The Journal of History     Fall 2006    TABLE OF CONTENTS

Revealed: grim world of new Iraqi torture camps


Secret torture chambers, the brutal interrogation of prisoners, murders by paramilitaries with links to powerful ministries... Foreign affairs editor Peter Beaumont in Baghdad uncovers a grim trail of abuse carried out by forces loyal to the new Iraqi government

July 3, 2005

The video camera pans across Hassan an-Ni'ami's body as it is washed in the mosque for burial. In life he was a slender, good-looking man, usually dressed in a dark robe and white turban, Imam at a mosque in Baghdad's Adhimiya district and a senior official of the Muslim Clerics Association.
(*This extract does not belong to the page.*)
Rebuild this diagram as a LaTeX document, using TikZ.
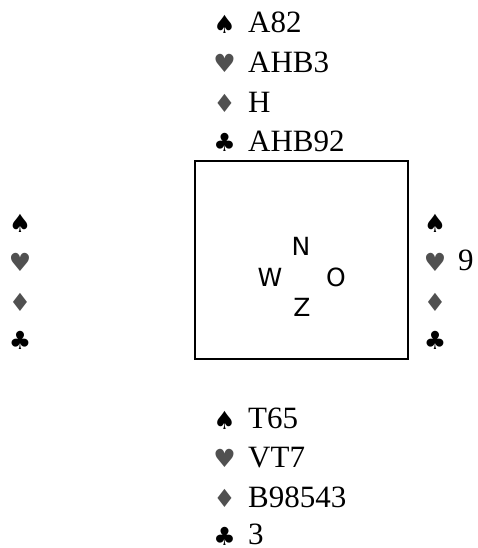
\documentclass[tikz,border=0pt]{standalone}
\usepackage{fontspec}
\setmainfont{Liberation Serif}
\newfontfamily\suitfont{DejaVu Sans}
\newfontfamily\dirfont{DejaVu Sans}
\definecolor{suitgray}{RGB}{80,80,80}
\tikzset{
  cardtext/.style={inner sep=0pt, anchor=base west, font=\fontsize{31}{31}\selectfont},
  suitblack/.style={inner sep=0pt, anchor=base, font=\suitfont\fontsize{25}{25}\selectfont, text=black},
  suitred/.style={inner sep=0pt, anchor=base, font=\suitfont\fontsize{25}{25}\selectfont, text=suitgray},
  dirtext/.style={inner sep=0pt, anchor=base, font=\dirfont\fontsize{25}{25}\selectfont},
  tablebox/.style={draw=black, line width=1.5pt}
}
\begin{document}
\begin{tikzpicture}[x=1pt,y=-1pt]
\useasboundingbox (0,0) rectangle (477,548);
% North hand
\node[suitblack] (ns) at (224.5,34) {♠};
\node[cardtext] (nst) at (248,33) {A82};
\node[suitred] (nh) at (224.5,73) {♥};
\node[cardtext] (nht) at (248,73) {AHB3};
\node[suitred] (nd) at (224.5,113) {♦};
\node[cardtext] (ndt) at (248,113) {H};
\node[suitblack] (nc) at (224.5,152) {♣};
\node[cardtext] (nct) at (248,152) {AHB92};
% Table
\draw[tablebox] (195,161) rectangle (408,359);
\node[dirtext] (dn) at (301,255) {N};
\node[dirtext] (dw) at (270,286) {W};
\node[dirtext] (do) at (336,286) {O};
\node[dirtext] (dz) at (302,316) {Z};
% West hand
\node[suitblack] (ws) at (20,232) {♠};
\node[suitred] (wh) at (20,271) {♥};
\node[suitred] (wd) at (20,311) {♦};
\node[suitblack] (wc) at (20,349) {♣};
% East hand
\node[suitblack] (es) at (435,232) {♠};
\node[suitred] (eh) at (435,271) {♥};
\node[cardtext] (eht) at (458,270) {9};
\node[suitred] (ed) at (435,311) {♦};
\node[suitblack] (ec) at (435,349) {♣};
% South hand
\node[suitblack] (ss) at (224.5,429) {♠};
\node[cardtext] (sst) at (248,428) {T65};
\node[suitred] (sh) at (224.5,467) {♥};
\node[cardtext] (sht) at (248,467) {VT7};
\node[suitred] (sd) at (224.5,507) {♦};
\node[cardtext] (sdt) at (248,507) {B98543};
\node[suitblack] (sc) at (224.5,545) {♣};
\node[cardtext] (sct) at (248,544) {3};
\end{tikzpicture}
\end{document}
When I first interviewed him a year ago he was suspected of contacts with the insurgency. Certainly he supported resistance to US forces.

More recently, an-Ni'ami had dropped out of sight. Then, a little over a month ago, relatives say, paramilitary police commandos from 'Rapid Intrusion' found him at a family home in the Sha'ab neighbourhood of northern Baghdad. His capture was reported on television as that of a senior 'terrorist commander.' Twelve hours later his body turned up in the morgue.

What happened to him in his 24 hours in captivity was written across his body in chapters of pain, recorded by the camera. There are police-issue handcuffs still attached to one wrist, from which he was hanged long enough to cause his hands and wrists to swell. There are burn marks on his chest, as if someone has placed something very hot near his right nipple and moved it around.